▶ The request
From the first line of the listing below, retype each line up to and including the one with "from matplotlib.lines import Line2D"; pictures stay out.

▶ Supplied records
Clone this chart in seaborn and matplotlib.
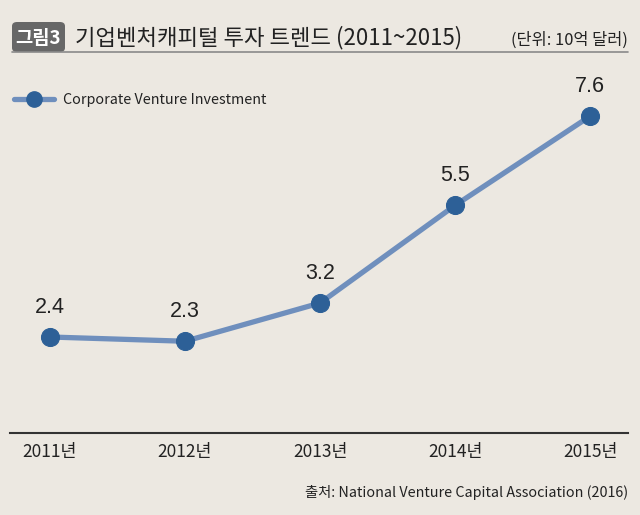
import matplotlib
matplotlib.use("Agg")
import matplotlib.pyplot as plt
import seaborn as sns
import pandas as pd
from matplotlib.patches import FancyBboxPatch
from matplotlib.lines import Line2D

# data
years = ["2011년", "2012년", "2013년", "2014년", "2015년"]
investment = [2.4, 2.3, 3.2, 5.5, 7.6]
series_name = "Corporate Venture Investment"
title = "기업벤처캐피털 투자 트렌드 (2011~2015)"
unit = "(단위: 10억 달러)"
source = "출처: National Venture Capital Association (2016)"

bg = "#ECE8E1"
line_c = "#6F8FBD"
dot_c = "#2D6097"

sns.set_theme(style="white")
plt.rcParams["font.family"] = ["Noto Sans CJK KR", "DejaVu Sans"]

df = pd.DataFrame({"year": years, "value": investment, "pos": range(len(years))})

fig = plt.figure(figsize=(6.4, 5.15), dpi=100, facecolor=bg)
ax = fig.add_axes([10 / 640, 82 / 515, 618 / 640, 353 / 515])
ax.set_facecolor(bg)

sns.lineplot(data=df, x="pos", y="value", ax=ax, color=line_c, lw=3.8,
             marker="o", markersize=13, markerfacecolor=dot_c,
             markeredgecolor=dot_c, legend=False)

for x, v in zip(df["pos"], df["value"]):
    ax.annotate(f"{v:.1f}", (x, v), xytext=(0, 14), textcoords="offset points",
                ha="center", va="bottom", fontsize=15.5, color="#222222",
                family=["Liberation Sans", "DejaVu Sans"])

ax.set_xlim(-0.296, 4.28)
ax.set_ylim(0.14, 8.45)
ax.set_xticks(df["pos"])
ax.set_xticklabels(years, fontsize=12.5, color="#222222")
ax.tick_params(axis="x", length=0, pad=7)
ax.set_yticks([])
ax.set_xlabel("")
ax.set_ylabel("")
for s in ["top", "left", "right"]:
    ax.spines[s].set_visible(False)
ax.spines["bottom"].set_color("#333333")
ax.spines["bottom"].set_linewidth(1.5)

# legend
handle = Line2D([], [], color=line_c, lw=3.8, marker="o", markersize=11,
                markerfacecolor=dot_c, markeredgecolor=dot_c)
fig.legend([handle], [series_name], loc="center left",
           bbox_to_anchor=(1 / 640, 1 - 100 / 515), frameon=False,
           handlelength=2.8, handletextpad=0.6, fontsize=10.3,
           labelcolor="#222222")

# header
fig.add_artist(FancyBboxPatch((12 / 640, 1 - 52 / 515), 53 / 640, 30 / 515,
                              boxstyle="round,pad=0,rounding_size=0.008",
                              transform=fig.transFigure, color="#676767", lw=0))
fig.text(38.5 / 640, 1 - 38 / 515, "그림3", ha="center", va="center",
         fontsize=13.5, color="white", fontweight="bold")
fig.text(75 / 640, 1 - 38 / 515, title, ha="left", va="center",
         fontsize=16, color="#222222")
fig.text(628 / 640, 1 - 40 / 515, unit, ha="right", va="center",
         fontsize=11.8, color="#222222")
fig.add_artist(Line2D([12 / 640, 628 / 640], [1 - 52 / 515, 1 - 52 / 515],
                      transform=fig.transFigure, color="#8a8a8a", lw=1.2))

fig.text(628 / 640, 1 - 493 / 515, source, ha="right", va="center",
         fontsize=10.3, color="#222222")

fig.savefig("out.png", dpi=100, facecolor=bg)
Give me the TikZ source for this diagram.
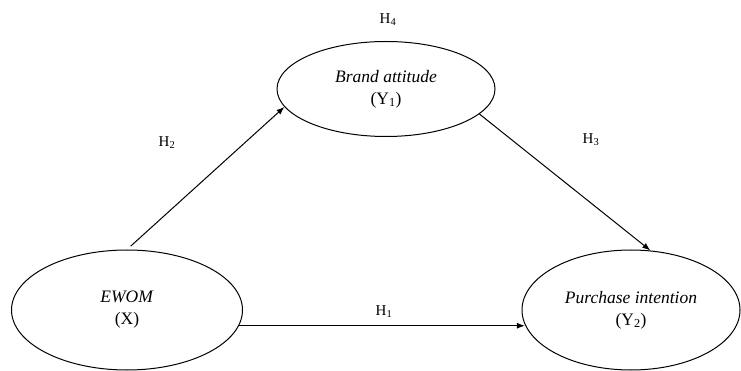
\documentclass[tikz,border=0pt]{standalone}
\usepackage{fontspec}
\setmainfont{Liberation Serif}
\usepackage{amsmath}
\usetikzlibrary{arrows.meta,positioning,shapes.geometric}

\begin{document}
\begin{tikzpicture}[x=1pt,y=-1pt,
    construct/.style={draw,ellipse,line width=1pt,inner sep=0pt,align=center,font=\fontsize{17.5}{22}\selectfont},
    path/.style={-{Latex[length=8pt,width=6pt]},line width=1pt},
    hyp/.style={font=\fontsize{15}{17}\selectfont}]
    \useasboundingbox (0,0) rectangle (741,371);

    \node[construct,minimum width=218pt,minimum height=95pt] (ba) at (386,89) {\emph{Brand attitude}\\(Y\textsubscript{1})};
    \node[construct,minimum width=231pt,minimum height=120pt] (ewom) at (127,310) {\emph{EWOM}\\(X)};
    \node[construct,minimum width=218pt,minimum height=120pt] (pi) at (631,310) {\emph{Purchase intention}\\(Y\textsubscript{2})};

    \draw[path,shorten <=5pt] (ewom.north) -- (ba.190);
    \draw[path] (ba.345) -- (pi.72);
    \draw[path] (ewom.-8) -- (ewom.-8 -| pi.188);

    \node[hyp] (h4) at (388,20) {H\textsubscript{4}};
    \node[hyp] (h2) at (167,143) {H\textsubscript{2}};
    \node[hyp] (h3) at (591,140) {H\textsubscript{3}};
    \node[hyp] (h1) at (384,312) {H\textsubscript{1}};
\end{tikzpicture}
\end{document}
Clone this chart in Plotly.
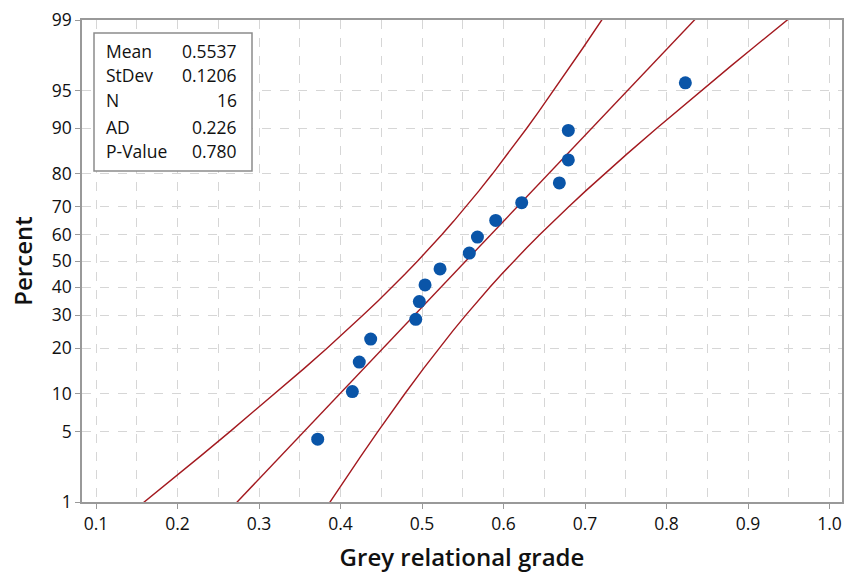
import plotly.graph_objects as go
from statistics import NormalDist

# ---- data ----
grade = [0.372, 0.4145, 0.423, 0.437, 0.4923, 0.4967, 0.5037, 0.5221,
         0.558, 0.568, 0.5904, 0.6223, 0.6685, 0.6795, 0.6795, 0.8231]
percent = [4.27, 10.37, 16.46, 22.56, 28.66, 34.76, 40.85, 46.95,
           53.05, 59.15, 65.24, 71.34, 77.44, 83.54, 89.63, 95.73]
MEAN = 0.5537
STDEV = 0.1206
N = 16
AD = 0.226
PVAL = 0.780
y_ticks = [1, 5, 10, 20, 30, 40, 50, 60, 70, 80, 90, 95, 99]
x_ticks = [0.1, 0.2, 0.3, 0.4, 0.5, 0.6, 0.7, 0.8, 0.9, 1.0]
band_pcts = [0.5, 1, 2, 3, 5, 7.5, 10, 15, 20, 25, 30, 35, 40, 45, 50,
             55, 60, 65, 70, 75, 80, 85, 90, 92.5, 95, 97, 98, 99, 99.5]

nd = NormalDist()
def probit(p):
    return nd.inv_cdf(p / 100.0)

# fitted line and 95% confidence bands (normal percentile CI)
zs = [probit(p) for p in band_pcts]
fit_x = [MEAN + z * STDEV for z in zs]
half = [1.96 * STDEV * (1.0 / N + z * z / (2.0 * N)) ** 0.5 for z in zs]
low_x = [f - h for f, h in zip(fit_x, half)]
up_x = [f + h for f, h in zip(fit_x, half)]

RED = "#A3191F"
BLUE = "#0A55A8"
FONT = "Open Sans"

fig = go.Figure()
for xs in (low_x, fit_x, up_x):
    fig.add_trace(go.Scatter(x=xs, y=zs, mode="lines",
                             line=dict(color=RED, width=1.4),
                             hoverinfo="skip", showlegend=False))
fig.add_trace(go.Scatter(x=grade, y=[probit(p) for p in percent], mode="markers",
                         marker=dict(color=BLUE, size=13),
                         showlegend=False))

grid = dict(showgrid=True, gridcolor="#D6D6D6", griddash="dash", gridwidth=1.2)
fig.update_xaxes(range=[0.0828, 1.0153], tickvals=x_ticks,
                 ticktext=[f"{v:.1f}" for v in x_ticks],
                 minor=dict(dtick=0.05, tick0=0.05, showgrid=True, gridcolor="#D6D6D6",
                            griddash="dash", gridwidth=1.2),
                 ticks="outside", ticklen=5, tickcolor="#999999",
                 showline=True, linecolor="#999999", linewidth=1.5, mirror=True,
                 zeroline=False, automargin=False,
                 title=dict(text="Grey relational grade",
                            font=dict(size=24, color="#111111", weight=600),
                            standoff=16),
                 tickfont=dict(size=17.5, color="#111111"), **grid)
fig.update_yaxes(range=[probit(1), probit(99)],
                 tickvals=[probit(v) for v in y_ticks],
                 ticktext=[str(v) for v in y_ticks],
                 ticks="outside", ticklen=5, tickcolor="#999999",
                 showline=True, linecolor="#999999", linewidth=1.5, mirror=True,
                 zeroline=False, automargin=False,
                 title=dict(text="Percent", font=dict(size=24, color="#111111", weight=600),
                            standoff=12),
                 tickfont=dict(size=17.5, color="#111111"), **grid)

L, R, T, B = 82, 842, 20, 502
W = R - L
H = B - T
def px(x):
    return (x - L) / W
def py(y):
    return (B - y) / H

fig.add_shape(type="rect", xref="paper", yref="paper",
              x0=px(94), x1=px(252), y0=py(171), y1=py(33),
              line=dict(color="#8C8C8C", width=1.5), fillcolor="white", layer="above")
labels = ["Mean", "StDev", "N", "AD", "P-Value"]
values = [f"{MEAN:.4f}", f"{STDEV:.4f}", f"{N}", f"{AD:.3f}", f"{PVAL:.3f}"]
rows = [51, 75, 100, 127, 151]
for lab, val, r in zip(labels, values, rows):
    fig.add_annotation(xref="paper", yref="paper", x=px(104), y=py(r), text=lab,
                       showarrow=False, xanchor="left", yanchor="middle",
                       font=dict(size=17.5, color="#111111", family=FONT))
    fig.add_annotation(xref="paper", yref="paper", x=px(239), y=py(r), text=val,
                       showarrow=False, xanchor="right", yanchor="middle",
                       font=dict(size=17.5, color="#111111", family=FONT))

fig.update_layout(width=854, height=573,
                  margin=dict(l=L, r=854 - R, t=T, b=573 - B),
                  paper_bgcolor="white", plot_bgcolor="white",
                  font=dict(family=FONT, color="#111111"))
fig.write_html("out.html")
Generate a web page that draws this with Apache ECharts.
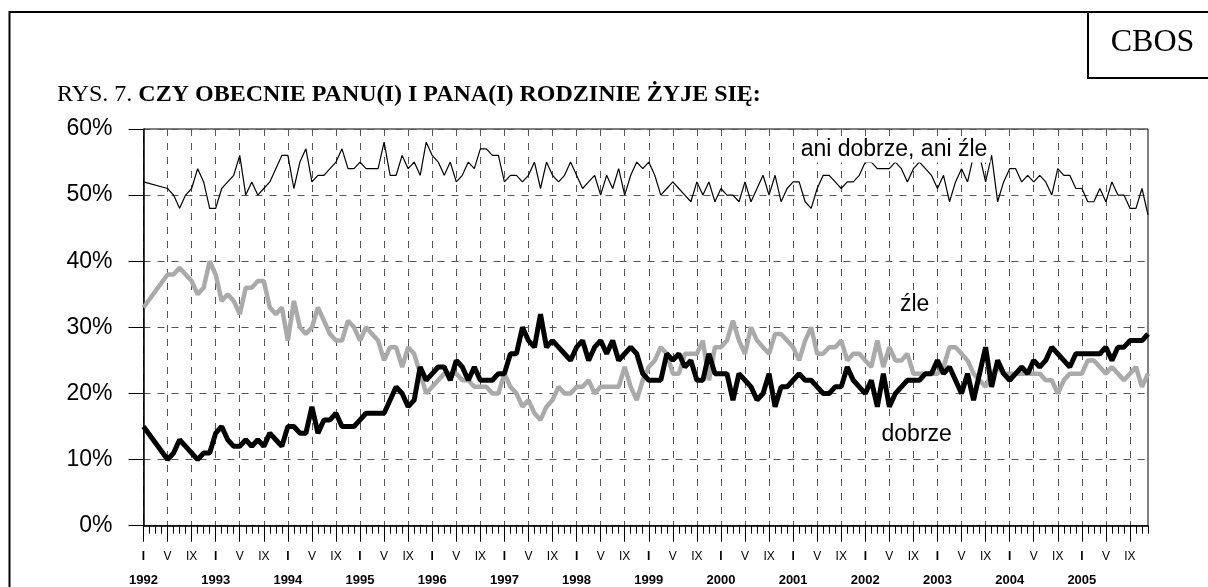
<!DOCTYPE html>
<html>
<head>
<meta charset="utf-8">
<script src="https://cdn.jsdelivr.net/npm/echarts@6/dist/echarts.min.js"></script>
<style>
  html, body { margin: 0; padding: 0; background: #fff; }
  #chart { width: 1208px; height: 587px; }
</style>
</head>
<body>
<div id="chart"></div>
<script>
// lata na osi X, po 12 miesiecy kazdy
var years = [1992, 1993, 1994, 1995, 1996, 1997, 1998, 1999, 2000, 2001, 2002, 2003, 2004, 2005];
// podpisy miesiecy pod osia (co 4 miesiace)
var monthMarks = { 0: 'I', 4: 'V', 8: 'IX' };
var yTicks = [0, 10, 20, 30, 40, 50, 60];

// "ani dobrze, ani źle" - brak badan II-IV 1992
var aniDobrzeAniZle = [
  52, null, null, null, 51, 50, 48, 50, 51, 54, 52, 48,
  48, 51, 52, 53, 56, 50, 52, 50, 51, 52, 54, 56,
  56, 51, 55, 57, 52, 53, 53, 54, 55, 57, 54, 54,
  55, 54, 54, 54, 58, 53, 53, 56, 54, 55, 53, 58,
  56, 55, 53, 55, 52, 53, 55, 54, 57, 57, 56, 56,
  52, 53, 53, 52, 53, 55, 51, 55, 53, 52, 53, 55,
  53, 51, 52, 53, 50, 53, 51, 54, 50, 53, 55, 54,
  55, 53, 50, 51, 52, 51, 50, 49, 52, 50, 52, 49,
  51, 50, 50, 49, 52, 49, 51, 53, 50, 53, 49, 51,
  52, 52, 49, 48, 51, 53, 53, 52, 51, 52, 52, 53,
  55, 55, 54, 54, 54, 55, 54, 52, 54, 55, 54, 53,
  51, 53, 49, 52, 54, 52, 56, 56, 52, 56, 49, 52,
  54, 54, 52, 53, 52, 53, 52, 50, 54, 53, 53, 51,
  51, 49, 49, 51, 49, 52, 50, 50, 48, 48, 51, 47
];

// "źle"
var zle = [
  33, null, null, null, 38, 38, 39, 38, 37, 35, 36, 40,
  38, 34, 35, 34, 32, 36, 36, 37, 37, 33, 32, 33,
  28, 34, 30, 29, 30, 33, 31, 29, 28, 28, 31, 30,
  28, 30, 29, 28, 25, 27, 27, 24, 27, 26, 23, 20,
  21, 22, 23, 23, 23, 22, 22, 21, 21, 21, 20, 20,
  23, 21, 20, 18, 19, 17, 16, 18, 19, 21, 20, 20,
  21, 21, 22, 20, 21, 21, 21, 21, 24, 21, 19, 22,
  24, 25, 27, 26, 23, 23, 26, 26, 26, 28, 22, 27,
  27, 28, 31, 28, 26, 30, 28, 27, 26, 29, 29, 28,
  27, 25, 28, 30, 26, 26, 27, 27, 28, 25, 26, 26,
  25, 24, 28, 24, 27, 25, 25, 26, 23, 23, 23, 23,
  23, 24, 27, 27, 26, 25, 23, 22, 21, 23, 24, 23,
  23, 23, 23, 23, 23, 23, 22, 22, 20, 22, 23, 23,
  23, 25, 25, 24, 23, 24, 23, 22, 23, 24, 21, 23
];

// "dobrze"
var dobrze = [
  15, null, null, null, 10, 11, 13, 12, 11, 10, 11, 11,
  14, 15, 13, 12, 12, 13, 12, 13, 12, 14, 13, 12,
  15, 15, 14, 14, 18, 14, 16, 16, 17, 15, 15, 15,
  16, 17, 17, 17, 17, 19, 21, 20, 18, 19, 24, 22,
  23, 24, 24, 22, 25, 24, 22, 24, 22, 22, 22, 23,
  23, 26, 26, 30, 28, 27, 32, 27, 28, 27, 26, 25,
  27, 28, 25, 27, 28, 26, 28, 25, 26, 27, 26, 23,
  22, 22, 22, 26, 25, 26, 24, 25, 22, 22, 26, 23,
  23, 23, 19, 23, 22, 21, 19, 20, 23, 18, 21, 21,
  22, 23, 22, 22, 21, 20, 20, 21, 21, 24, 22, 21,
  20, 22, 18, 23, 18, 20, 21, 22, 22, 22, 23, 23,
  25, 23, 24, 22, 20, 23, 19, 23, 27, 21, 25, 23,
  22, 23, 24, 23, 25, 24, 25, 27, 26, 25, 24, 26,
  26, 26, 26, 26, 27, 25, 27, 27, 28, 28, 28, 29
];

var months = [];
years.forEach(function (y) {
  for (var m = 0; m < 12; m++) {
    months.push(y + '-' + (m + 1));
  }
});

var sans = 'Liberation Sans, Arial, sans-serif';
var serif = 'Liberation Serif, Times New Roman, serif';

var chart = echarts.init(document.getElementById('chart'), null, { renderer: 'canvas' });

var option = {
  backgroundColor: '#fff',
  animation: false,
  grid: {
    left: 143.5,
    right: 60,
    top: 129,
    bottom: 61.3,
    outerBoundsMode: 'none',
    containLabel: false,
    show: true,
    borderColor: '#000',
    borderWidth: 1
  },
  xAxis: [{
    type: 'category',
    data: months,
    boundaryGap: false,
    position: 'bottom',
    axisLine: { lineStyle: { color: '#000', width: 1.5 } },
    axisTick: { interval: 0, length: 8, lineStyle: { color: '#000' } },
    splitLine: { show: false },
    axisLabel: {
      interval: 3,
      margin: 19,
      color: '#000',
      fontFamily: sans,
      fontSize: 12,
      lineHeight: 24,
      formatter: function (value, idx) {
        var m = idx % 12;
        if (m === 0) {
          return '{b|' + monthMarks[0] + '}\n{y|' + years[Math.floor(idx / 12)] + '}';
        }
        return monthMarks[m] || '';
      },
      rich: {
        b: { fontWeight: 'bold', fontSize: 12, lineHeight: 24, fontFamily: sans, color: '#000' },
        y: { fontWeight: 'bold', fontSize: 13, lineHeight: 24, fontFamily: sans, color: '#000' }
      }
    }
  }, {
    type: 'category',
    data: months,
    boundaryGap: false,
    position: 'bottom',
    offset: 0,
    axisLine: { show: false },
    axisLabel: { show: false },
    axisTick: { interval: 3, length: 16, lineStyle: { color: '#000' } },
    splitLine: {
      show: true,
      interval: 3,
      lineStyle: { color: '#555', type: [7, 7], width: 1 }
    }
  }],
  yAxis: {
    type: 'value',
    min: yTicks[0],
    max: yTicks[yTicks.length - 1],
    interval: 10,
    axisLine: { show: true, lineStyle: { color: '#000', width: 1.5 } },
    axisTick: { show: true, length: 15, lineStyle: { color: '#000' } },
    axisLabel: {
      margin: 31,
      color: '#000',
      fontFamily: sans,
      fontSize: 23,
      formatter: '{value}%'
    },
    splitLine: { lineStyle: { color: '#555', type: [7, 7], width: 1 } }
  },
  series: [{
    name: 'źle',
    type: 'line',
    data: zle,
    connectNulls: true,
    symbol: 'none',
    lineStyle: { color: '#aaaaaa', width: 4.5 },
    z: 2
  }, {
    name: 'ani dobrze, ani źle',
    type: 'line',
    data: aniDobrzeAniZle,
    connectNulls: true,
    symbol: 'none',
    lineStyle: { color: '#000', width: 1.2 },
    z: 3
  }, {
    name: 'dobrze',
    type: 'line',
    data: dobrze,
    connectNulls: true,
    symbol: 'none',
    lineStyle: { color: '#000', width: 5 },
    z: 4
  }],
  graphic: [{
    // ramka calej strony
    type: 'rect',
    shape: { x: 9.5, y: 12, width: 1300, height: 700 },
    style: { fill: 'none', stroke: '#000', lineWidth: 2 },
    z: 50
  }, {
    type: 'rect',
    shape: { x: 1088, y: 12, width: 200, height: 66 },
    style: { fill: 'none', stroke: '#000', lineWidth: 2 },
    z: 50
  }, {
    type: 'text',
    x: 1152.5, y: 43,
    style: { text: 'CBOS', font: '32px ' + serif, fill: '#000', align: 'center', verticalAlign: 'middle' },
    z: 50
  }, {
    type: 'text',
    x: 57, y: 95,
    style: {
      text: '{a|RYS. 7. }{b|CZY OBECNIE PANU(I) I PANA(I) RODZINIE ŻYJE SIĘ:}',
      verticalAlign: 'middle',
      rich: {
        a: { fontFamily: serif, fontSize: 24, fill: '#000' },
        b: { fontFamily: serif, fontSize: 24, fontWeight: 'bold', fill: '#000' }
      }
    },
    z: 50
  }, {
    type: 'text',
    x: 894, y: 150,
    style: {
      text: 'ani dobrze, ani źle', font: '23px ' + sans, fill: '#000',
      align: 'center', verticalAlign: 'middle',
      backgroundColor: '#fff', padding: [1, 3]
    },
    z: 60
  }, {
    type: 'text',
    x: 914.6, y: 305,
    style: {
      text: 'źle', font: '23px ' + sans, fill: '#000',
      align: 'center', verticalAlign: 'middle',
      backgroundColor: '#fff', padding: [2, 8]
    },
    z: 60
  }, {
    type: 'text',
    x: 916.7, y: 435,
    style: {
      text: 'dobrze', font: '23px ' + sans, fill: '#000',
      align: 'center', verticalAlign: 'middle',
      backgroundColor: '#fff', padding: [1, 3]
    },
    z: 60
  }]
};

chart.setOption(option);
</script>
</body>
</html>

▶ Solution for this exercise
Clone this chart in seaborn and matplotlib.
import matplotlib
matplotlib.use("Agg")
import matplotlib.pyplot as plt
import seaborn as sns
import pandas as pd
from matplotlib.patches import FancyBboxPatch
from matplotlib.lines import Line2D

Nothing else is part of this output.